– Все. Уже все.
Боль исчезает так же быстро, как появилась. Мы втроем стоим… Даже не в темноте, нет. В нигде. Вокруг нет ничего – черный невесомый вакуум.
– Что это? – тихо спрашивает Наташа, и вместо ответа появляется застывшее изображение: напряженное лицо Паши и стены палаты за его спиной.
Мы словно внутри большого телевизора, его экран оборачивается вокруг нас так, что не видно краев.
– До какого момента отматываем? – будничным тоном интересуется Паша.
– Не знаю… – Мне трудно соображать, я вообще до конца не понимаю, что происходит. Такого я еще никогда не видел.
– Убийство Фомина? Или позже?
– Наверное, поездка в Калининград… или раньше… гараж Лии… – Впервые чувствую себя таким беспомощным. Как будто я больше ни на что не могу повлиять, как будто воспоминания уже не принадлежат мне. И это, черт возьми, страшно.
– Ладно, я сам.
Картинки из моей памяти мелькают в обратном порядке. Врачи, грузовик, маленький Паша, Лия, Наташа, особняк Мицкевич, Андрей… Быстрее и быстрее, смазываясь, сливаясь, я уже едва могу разобрать, где мы находимся. Вокзал, гараж, Лия, перепуганное лицо матери, снова Лия, Фомин…
– Хватит! – кричу я, хватаясь за голову. – Перестань!
Какого черта там вообще делает Фомин?
Паша останавливает изображение, мотает немного вперед. И вот мы, как в 3D-кинотеатре, смотрим моими глазами на утренний Калининград. Наташа улыбается мне, я забираю ее рюкзак, что-то ворчит Лия. Потом сон в машине, где Филипп собирает свои пазлы и велит уезжать. А здесь мы уже перед особняком: забор, камеры, Мицкевич в черном встречает нас на крыльце.
– Она была такой?!
Ага, теперь уже и Паше не по себе. Пусть переваривает, это меня волнует меньше всего. Я наблюдаю за Наташей. За тем, как она меняется в лице, как круглыми глазами следит за экраном, как впитывает в себя каждую картинку. Я знаю: она больше не сомневается. О нет, она не просто видит фильм. Две реальности для нее сливаются воедино, два временных туннеля сходятся в одну точку. Девушка из моего прошлого как приложение закачивается в эту версию Наташи. И пусть она пока слишком шокирована, чтобы говорить. Я дам ей время принять другую реальность. Я получил главное: вернул свою Наташу.

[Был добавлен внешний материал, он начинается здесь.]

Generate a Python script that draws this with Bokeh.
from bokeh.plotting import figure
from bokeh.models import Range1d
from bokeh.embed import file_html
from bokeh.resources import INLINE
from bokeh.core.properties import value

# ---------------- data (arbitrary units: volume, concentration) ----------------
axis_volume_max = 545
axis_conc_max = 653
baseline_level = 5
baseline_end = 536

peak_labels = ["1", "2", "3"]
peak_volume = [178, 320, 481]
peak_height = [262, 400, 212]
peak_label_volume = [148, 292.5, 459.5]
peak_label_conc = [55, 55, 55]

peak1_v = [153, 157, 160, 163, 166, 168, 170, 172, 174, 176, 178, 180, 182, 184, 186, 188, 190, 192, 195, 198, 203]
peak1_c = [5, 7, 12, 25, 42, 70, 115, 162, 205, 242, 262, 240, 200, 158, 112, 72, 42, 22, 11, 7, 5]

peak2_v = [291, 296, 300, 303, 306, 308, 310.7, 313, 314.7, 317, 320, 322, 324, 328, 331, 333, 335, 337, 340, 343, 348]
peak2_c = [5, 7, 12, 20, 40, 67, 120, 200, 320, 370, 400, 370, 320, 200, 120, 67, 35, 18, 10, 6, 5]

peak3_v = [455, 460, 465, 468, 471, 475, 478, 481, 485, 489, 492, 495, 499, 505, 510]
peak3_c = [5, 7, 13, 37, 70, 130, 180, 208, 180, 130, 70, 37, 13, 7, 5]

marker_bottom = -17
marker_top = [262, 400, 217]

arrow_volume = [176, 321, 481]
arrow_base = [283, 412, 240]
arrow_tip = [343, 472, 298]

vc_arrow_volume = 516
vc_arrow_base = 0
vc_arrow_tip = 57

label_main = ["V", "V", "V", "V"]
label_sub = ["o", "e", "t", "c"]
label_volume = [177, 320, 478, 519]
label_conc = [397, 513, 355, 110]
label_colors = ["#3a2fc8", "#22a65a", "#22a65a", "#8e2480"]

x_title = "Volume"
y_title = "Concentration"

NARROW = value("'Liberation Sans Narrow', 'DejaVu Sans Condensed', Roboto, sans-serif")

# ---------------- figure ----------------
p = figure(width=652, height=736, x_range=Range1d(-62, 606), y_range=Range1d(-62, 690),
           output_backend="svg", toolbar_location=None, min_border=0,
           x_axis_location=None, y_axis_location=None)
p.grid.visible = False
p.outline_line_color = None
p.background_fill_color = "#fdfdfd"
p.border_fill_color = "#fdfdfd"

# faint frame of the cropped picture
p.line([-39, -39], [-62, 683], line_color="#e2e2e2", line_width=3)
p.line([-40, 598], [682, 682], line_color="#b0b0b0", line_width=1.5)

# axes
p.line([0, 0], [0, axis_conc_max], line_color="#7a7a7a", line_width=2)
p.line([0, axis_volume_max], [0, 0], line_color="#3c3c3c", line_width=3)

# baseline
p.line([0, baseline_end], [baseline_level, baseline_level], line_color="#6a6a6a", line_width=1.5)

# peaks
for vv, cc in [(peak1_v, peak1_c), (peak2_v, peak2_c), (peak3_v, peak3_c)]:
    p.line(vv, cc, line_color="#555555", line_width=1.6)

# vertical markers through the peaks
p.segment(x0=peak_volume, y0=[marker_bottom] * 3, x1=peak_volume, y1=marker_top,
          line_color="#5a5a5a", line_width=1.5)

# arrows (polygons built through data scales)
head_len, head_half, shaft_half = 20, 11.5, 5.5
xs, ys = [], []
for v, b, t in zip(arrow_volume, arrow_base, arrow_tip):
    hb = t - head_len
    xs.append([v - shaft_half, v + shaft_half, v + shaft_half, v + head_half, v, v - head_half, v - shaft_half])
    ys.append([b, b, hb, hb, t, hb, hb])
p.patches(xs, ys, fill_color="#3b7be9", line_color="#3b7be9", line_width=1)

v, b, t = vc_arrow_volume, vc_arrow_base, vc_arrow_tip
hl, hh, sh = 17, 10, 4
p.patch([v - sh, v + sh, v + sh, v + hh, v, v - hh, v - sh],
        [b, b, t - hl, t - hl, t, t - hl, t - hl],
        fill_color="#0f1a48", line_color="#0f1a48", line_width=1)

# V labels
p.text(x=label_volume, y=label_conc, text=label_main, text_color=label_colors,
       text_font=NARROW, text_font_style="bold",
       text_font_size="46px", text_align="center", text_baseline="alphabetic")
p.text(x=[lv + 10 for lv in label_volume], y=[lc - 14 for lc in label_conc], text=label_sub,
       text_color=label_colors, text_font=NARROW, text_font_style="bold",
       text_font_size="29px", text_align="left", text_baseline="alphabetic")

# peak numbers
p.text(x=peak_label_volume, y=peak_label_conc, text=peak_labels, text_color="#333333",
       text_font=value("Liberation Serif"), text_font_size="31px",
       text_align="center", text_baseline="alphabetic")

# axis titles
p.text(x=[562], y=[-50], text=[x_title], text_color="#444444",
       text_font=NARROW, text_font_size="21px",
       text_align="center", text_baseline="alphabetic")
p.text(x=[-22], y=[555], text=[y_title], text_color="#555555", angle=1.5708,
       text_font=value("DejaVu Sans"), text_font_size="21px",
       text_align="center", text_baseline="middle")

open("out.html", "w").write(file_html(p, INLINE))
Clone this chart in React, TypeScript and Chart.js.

Пожалуй, я должен благодарить сына Мицкевич. Мне самому полезно нырнуть в собственную память. Оживить ключевые моменты. Наша ссора с Наташей, наше утро, когда она выбирала татушку. Я совершил ошибку. Зачем убеждал ее поверить в Криса? Зачем толкал на разочарование? Рисковал как дурак. Если бы он принял ее? Если бы теперь она была с ним? Нет, она нужна мне самому.
Упустил столько времени! Идиот! На что я потратил себя? Сколько лишнего было в моей жизни, пока я упорно игнорировал самое ценное. Наташа. Моя Наташа. Самый настоящий, цельный человек, которого я видел. Забавно же. У нее нет части тела, зато с душой все в порядке. Не притворяется, не лжет. Верит. Она – сама жизнь. Плевать, что она сейчас думает. Больше я ждать не буду.
Подхожу к ней – и целую. Так, чтобы сразу поняла, что она моя. Наташа не сопротивляется больше. Медлит, замирает с открытыми глазами, но не отталкивает. На моих губах солоноватый привкус ее слез. Отвечает! Она отвечает мне!
Я готов подхватить ее на руки, кружить, если бы не Паша. Ладно, подождем. Пусть досматривает свою аварию. Парня тоже можно понять: не каждый может увидеть, каким был бы мир без него. Интересно, каково ему знать, что его жизнь – плата за изобретение записи снов, за общество сомнаров? Слушает, окаменев, истории Ларисы Тимофеевны и остальных. Сколько катастроф не удалось предотвратить из-за одного спасенного мальчика?
– Мы все? – Я оглядываюсь на Пашу, продолжая обнимать свою девушку.